This is an interesting year to report on our meat birds as so many variable are in play. This year I wanted to order all cockerels again, but the hatchery was sold out. Not a problem, I just went with a straight run of 20 and 5 replacement hens, expecting there to be 6 hens and 21 meat birds. When I got to Sharon to pick them up there were only 20 meat birds in the box and one of them was dead. There were 6 hens, however and all seemed fine. In the end I didn't lose anymore meat birds, thankfully, but of the 19 I got 13 were female. Considering they always come out basically 50/50 this was a rather unpleasant surprise. I lost one replacement hen the day they moved out side because she was killed by the neighbors dog.
This year I also switched to organic freed from DeLongs. I used one bag of organic starter and then went to an organic grower, but after finding out it was like 16% protein I returned the unopened ones and went to a 21% starter/grower. So total we used 1 bag of starter, one of grower, and 6 of the 21% protein one. A total of 8 bags of food for 25 birds through week 4 and 24 birds for 9 weeks. The total for feed was right around $241.86.
We butchered a total of 19 birds (and our teeny, tiny rooster, Chocolate, but his numbers aren't in the totals.) We had 13 females and 6 males and they finished out with a total of 124 pounds! Our largest birds were 7.5 pounds and are smallest were 5.5 pounds with a 6.5 pound average. So really, they did well on their weights, partially because we waited until 9 weeks to butcher. We also did collect 2 pounds, 11 oz of liver and hearts and 2 pounds of gizzards.

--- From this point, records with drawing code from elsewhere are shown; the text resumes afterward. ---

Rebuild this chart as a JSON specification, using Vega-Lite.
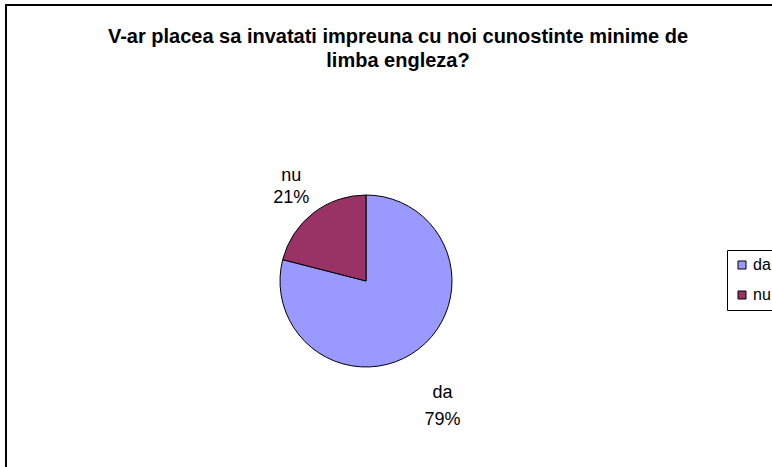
{
  "$schema": "https://vega.github.io/schema/vega-lite/v6.json",
  "autosize": {"type": "none"},
  "width": 800,
  "height": 500,
  "padding": {"left": 6, "top": 5, "right": 0, "bottom": 0},
  "background": "white",
  "config": {
    "view": {"stroke": null},
    "font": "Liberation Sans"
  },
  "title": {
    "text": ["V-ar placea sa invatati impreuna cu noi cunostinte minime de", "limba engleza?"],
    "font": "Liberation Sans",
    "fontSize": 20,
    "fontWeight": "bold",
    "color": "#000000",
    "anchor": "middle",
    "baseline": "top",
    "offset": -67,
    "dx": -8,
    "lineHeight": 24
  },
  "data": {
    "values": [
      {"answer": "da", "percent": 79},
      {"answer": "nu", "percent": 21}
    ]
  },
  "transform": [
    {"stack": "percent", "groupby": [], "sort": [{"field": "answer", "order": "ascending"}], "as": ["start", "end"]},
    {"calculate": "(datum.start + datum.end) / 2", "as": "mid"},
    {"calculate": "datum.answer + '\\n' + datum.percent + '%'", "as": "label"}
  ],
  "layer": [
    {
      "mark": {"type": "rect", "fill": null, "stroke": "#000000", "strokeWidth": 1.8},
      "encoding": {}
    },
    {
      "mark": {
        "type": "arc",
        "outerRadius": 86,
        "stroke": "#000000",
        "strokeWidth": 1,
        "x": {"expr": "width/2 - 40"},
        "y": {"expr": "height/2 + 26"}
      },
      "encoding": {
        "theta": {"field": "start", "type": "quantitative", "scale": {"domain": [0, 100]}},
        "theta2": {"field": "end"},
        "color": {
          "field": "answer",
          "type": "nominal",
          "scale": {"domain": ["da", "nu"], "range": ["#9999FF", "#993366"]},
          "legend": {
            "orient": "none",
            "legendX": 721,
            "legendY": 245,
            "title": null,
            "strokeColor": "#000000",
            "fillColor": "#ffffff",
            "padding": 7,
            "symbolType": "square",
            "symbolSize": 64,
            "symbolStrokeColor": "#000000",
            "symbolStrokeWidth": 1,
            "symbolOpacity": 1,
            "labelFontSize": 16,
            "labelFont": "Liberation Sans",
            "labelColor": "#000000",
            "labelOffset": 3,
            "rowPadding": 14
          }
        }
      }
    },
    {
      "transform": [{"filter": "datum.answer === 'nu'"}],
      "mark": {
        "type": "text",
        "radius": 122,
        "dy": -9,
        "fontSize": 18,
        "font": "Liberation Sans",
        "color": "#000000",
        "lineBreak": "\n",
        "lineHeight": 22,
        "align": "center",
        "baseline": "middle",
        "x": {"expr": "width/2 - 40"},
        "y": {"expr": "height/2 + 26"}
      },
      "encoding": {
        "theta": {"field": "mid", "type": "quantitative", "scale": {"domain": [0, 100]}},
        "text": {"field": "label"}
      }
    },
    {
      "transform": [{"filter": "datum.answer === 'da'"}],
      "mark": {
        "type": "text",
        "radius": 146,
        "dx": -13,
        "dy": -3,
        "fontSize": 18,
        "font": "Liberation Sans",
        "color": "#000000",
        "lineBreak": "\n",
        "lineHeight": 27,
        "align": "center",
        "baseline": "middle",
        "x": {"expr": "width/2 - 40"},
        "y": {"expr": "height/2 + 26"}
      },
      "encoding": {
        "theta": {"field": "mid", "type": "quantitative", "scale": {"domain": [0, 100]}},
        "text": {"field": "label"}
      }
    }
  ]
}
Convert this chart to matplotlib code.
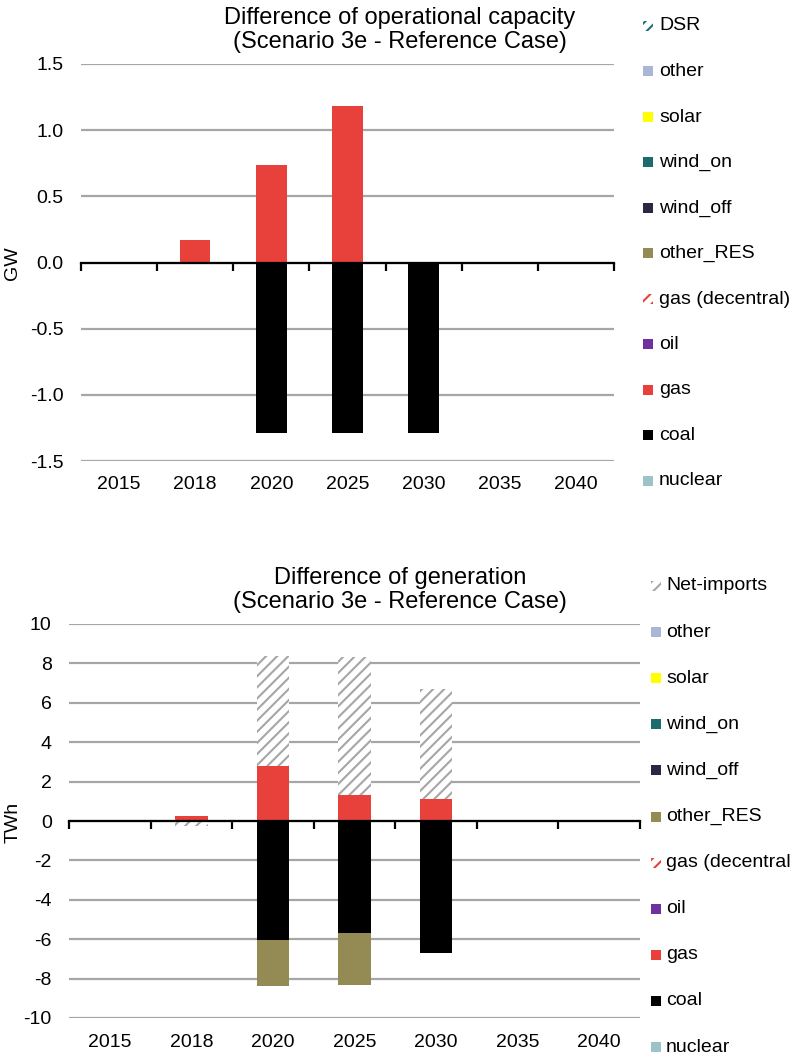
"""Scenario 3e vs reference case: capacity and generation differences."""

import matplotlib

matplotlib.use("Agg")
import matplotlib.pyplot as plt
import numpy as np
from matplotlib.patches import Rectangle
from matplotlib.ticker import FixedLocator, FormatStrFormatter
from matplotlib.transforms import blended_transform_factory

plt.rcParams["font.family"] = ["Liberation Sans", "DejaVu Sans"]
plt.rcParams["axes.unicode_minus"] = False
plt.rcParams["hatch.linewidth"] = 1.5

W, H = 791, 1057

YEARS = ["2015", "2018", "2020", "2025", "2030", "2035", "2040"]

# capacity difference, GW
CAP_COAL = [0, 0, -1.29, -1.29, -1.29, 0, 0]
CAP_GAS = [0, 0.17, 0.74, 1.18, 0, 0, 0]

# generation difference, TWh
GEN_COAL = [0, 0, -6.03, -5.68, -6.71, 0, 0]
GEN_GAS = [0, 0.25, 2.78, 1.31, 1.10, 0, 0]
GEN_OTHER_RES = [0, 0, -2.33, -2.64, 0, 0, 0]
GEN_NET_IMPORTS = [0, -0.24, 5.59, 7.03, 5.61, 0, 0]

LEGEND_CAP = ["DSR", "other", "solar", "wind_on", "wind_off", "other_RES",
              "gas (decentral)", "oil", "gas", "coal", "nuclear"]
LEGEND_GEN = ["Net-imports", "other", "solar", "wind_on", "wind_off", "other_RES",
              "gas (decentral)", "oil", "gas", "coal", "nuclear"]

COLORS = {
    "DSR": "#1F6F78",
    "Net-imports": "#A6A6A6",
    "other": "#A9B7D6",
    "solar": "#FFFF00",
    "wind_on": "#1C6B6E",
    "wind_off": "#2D2546",
    "other_RES": "#948A54",
    "gas (decentral)": "#E8403A",
    "oil": "#7030A0",
    "gas": "#E8403A",
    "coal": "#000000",
    "nuclear": "#9CC3C6",
}
HATCHED = {"DSR", "Net-imports", "gas (decentral)"}
HATCH = "///"


def px_rect(left, top, right, bottom):
    return [left / W, 1 - bottom / H, (right - left) / W, (bottom - top) / H]


def stacked_bars(ax, series):
    x = np.arange(len(YEARS))
    pos = np.zeros(len(YEARS))
    neg = np.zeros(len(YEARS))
    for name, values in series:
        v = np.asarray(values, dtype=float)
        base = np.where(v >= 0, pos, neg)
        if name in HATCHED:
            ax.bar(x, v, 0.4, bottom=base, facecolor="white",
                   edgecolor=COLORS[name], hatch=HATCH, linewidth=0, zorder=2)
        else:
            ax.bar(x, v, 0.4, bottom=base, color=COLORS[name], linewidth=0, zorder=2)
        pos += np.where(v > 0, v, 0)
        neg += np.where(v < 0, v, 0)


def style_axes(ax, ylim, yticks, fmt, label_y):
    ax.set_xlim(-0.5, len(YEARS) - 0.5)
    ax.set_ylim(*ylim)
    ax.set_yticks(yticks)
    ax.yaxis.set_major_formatter(FormatStrFormatter(fmt))
    ax.yaxis.grid(True, color="#A6A6A6", linewidth=1.6)
    ax.set_axisbelow(True)
    for side in ("left", "right", "top"):
        ax.spines[side].set_visible(False)
    ax.spines["bottom"].set_position(("data", 0))
    ax.spines["bottom"].set_linewidth(1.6)
    ax.spines["bottom"].set_zorder(3)
    ax.set_xticks(np.arange(len(YEARS)))
    ax.xaxis.set_minor_locator(FixedLocator(np.arange(-0.5, len(YEARS), 1.0)))
    ax.tick_params(axis="x", which="major", length=0, labelbottom=False)
    ax.tick_params(axis="x", which="minor", length=6, width=1.6, direction="out")
    ax.tick_params(axis="y", length=0, pad=12.5, labelsize=14)
    trans = blended_transform_factory(ax.transData, ax.transAxes)
    for i, year in enumerate(YEARS):
        ax.text(i, label_y, year, transform=trans, ha="center", va="center",
                fontsize=14)


def draw_legend(fig, labels, x_marker, x_text, y_first, step):
    for i, name in enumerate(labels):
        yc = y_first + i * step
        if name in HATCHED:
            patch = Rectangle((x_marker / W, 1 - (yc + 5) / H), 10 / W, 10 / H,
                              transform=fig.transFigure, facecolor="white",
                              edgecolor=COLORS[name], hatch=HATCH, linewidth=0)
        else:
            patch = Rectangle((x_marker / W, 1 - (yc + 5) / H), 10 / W, 10 / H,
                              transform=fig.transFigure, facecolor=COLORS[name],
                              linewidth=0)
        fig.add_artist(patch)
        fig.text(x_text / W, 1 - yc / H, name, ha="left", va="center", fontsize=14)


fig = plt.figure(figsize=(W / 100, H / 100), dpi=100)

# capacity
ax1 = fig.add_axes(px_rect(81, 64, 614, 461))
stacked_bars(ax1, [("coal", CAP_COAL), ("gas", CAP_GAS)])
style_axes(ax1, (-1.5, 1.5), np.arange(-1.5, 1.51, 0.5), "%.1f", -0.058)
fig.text(400 / W, 1 - 30 / H,
         "Difference of operational capacity\n(Scenario 3e - Reference Case)",
         ha="center", va="center", fontsize=17, linespacing=1.15)
fig.text(13 / W, 1 - 263 / H, "GW", rotation=90, ha="center", va="center", fontsize=14)
draw_legend(fig, LEGEND_CAP, 643, 659, 26, 45.5)

# generation
ax2 = fig.add_axes(px_rect(69, 624, 640, 1018))
stacked_bars(ax2, [("coal", GEN_COAL), ("gas", GEN_GAS),
                   ("other_RES", GEN_OTHER_RES), ("Net-imports", GEN_NET_IMPORTS)])
style_axes(ax2, (-10, 10), np.arange(-10, 10.1, 2), "%d", -0.061)
fig.text(400 / W, 1 - 590 / H,
         "Difference of generation\n(Scenario 3e - Reference Case)",
         ha="center", va="center", fontsize=17, linespacing=1.15)
fig.text(13 / W, 1 - 822 / H, "TWh", rotation=90, ha="center", va="center", fontsize=14)
draw_legend(fig, LEGEND_GEN, 651, 666, 586, 46.1)

fig.savefig("out.png", dpi=100)
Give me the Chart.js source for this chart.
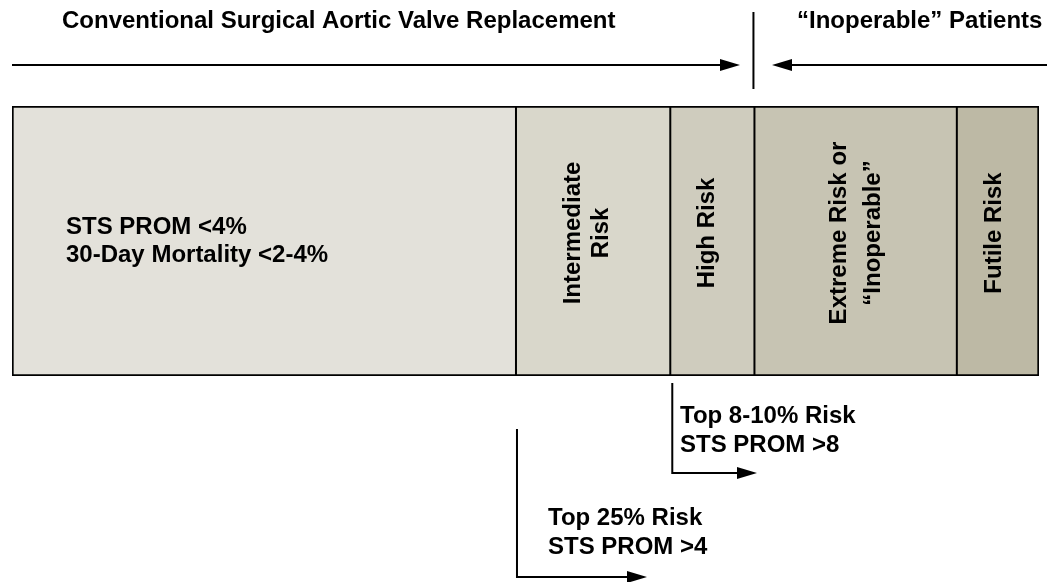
<!DOCTYPE html>
<html>
<head>
<meta charset="utf-8">
<script src="https://cdn.jsdelivr.net/npm/chart.js@4"></script>
<style>
html,body{margin:0;padding:0;background:#ffffff;}
#wrap{width:1047px;height:582px;}
</style>
</head>
<body>
<div id="wrap"><canvas id="c" width="1047" height="582"></canvas></div>
<script>
// ---- data ----
const categories = ['Risk spectrum'];
const segmentNames = ['Low Risk', 'Intermediate Risk', 'High Risk', 'Extreme Risk', 'Futile Risk'];
const segmentWidths = [503, 154, 84, 202, 82];
const segmentLabels = [
  ['STS PROM <4%', '30-Day Mortality <2-4%'],
  ['Intermediate', 'Risk'],
  ['High Risk'],
  ['Extreme Risk or', '\u201CInoperable\u201D'],
  ['Futile Risk']
];
const segmentColors = ['#e3e1da', '#d9d7cb', '#cfccbe', '#c7c4b3', '#bdb9a5'];
const headerLeft = 'Conventional Surgical Aortic Valve Replacement';
const headerRight = '\u201CInoperable\u201D Patients';
const noteHigh = ['Top 8-10% Risk', 'STS PROM >8'];
const noteInter = ['Top 25% Risk', 'STS PROM >4'];

const FONT = 'bold 24px "Liberation Sans", Arial, Helvetica, sans-serif';
const LABEL_SHIFT = [0, 0, 1, 6, 2];

function arrowHead(ctx, x, y, dir) {
  ctx.beginPath();
  ctx.moveTo(x, y);
  ctx.lineTo(x - dir * 20, y - 6);
  ctx.lineTo(x - dir * 20, y + 6);
  ctx.closePath();
  ctx.fill();
}

const decor = {
  id: 'decor',
  afterDatasetsDraw(chart) {
    const ctx = chart.ctx;
    const els = chart.data.datasets.map((d, i) => chart.getDatasetMeta(i).data[0]);
    const top = els[0].y - els[0].height / 2;
    const bottom = els[0].y + els[0].height / 2;
    const mid = (top + bottom) / 2;
    ctx.save();
    ctx.fillStyle = '#000';
    ctx.strokeStyle = '#000';
    ctx.lineWidth = 2;
    ctx.font = FONT;
    ctx.textBaseline = 'alphabetic';

    // internal dividers (2px black)
    for (let i = 0; i < els.length - 1; i++) {
      const x = els[i].x;
      ctx.beginPath();
      ctx.moveTo(x, top); ctx.lineTo(x, bottom); ctx.stroke();
    }

    // segment labels
    els.forEach((el, i) => {
      const left = el.base, right = el.x;
      const lines = segmentLabels[i];
      if (i === 0) {
        ctx.textAlign = 'left';
        ctx.fillText(lines[0], left + 54, mid - 7);
        ctx.fillText(lines[1], left + 54, mid + 21);
      } else {
        const cx = (left + right) / 2 + LABEL_SHIFT[i];
        const lh = i === 3 ? 34 : 28;
        ctx.save();
        ctx.translate(cx, mid - 8);
        ctx.rotate(-Math.PI / 2);
        ctx.textAlign = 'center';
        const n = lines.length;
        lines.forEach((t, k) => {
          const off = (k - (n - 1) / 2) * lh;
          ctx.fillText(t, 0, off + 1);
        });
        ctx.restore();
      }
    });

    // headers
    ctx.textAlign = 'left';
    ctx.fillText(headerLeft, 62, 28);
    ctx.fillText(headerRight, 797, 28);

    // top arrows and divider
    const divX = els[2].x - 1;
    const ay = 65;
    ctx.beginPath();
    ctx.moveTo(12, ay); ctx.lineTo(724, ay); ctx.stroke();
    arrowHead(ctx, 740, ay, 1);
    ctx.beginPath();
    ctx.moveTo(1047, ay); ctx.lineTo(788, ay); ctx.stroke();
    arrowHead(ctx, 772, ay, -1);
    ctx.beginPath();
    ctx.moveTo(divX, 12); ctx.lineTo(divX, 89); ctx.stroke();

    // bottom annotation: high risk
    const hx = els[1].x + 2;
    ctx.beginPath();
    ctx.moveTo(hx, 383); ctx.lineTo(hx, 473); ctx.lineTo(742, 473); ctx.stroke();
    arrowHead(ctx, 757, 473, 1);
    ctx.fillText(noteHigh[0], 680, 423);
    ctx.fillText(noteHigh[1], 680, 452);

    // bottom annotation: intermediate risk
    const ix = els[0].x + 1;
    ctx.beginPath();
    ctx.moveTo(ix, 429); ctx.lineTo(ix, 577); ctx.lineTo(632, 577); ctx.stroke();
    arrowHead(ctx, 647, 577, 1);
    ctx.fillText(noteInter[0], 548, 525);
    ctx.fillText(noteInter[1], 548, 554);

    ctx.restore();
  }
};

const datasets = segmentWidths.map((v, i) => ({
  label: segmentNames[i],
  data: [v],
  backgroundColor: segmentColors[i],
  borderColor: '#000000',
  borderWidth: { top: 2, bottom: 2, left: i === 0 ? 2 : 0, right: i === segmentWidths.length - 1 ? 2 : 0 },
  borderSkipped: false,
  barPercentage: 1,
  categoryPercentage: 1
}));

const total = segmentWidths.reduce((a, b) => a + b, 0);

new Chart(document.getElementById('c'), {
  type: 'bar',
  data: { labels: categories, datasets },
  options: {
    indexAxis: 'y',
    responsive: false,
    animation: false,
    devicePixelRatio: 1,
    layout: { padding: { left: 12, right: 8, top: 106, bottom: 206 } },
    scales: {
      x: { stacked: true, min: 0, max: total, display: false },
      y: { stacked: true, display: false }
    },
    plugins: { legend: { display: false }, tooltip: { enabled: false }, title: { display: false } }
  },
  plugins: [decor]
});
</script>
</body>
</html>
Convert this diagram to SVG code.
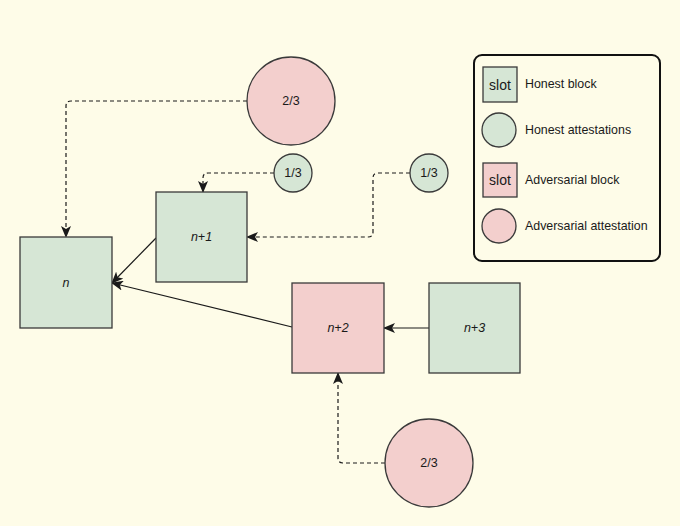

So the breakdown of our organic, pastured chickens was $1.95/pound! I was seriously concerned we'd be much, much higher, so I was very happy with that. If you count in the organ meats it comes down to $1.87/pound. And these numbers include the grain for the replacement hens, which added no value in meat as of now. They are now eating the same no soy, organic ration as our laying hens, but for 9 weeks their feed costs are buried in the meat birds numbers. All in all a good year, even with the challenges.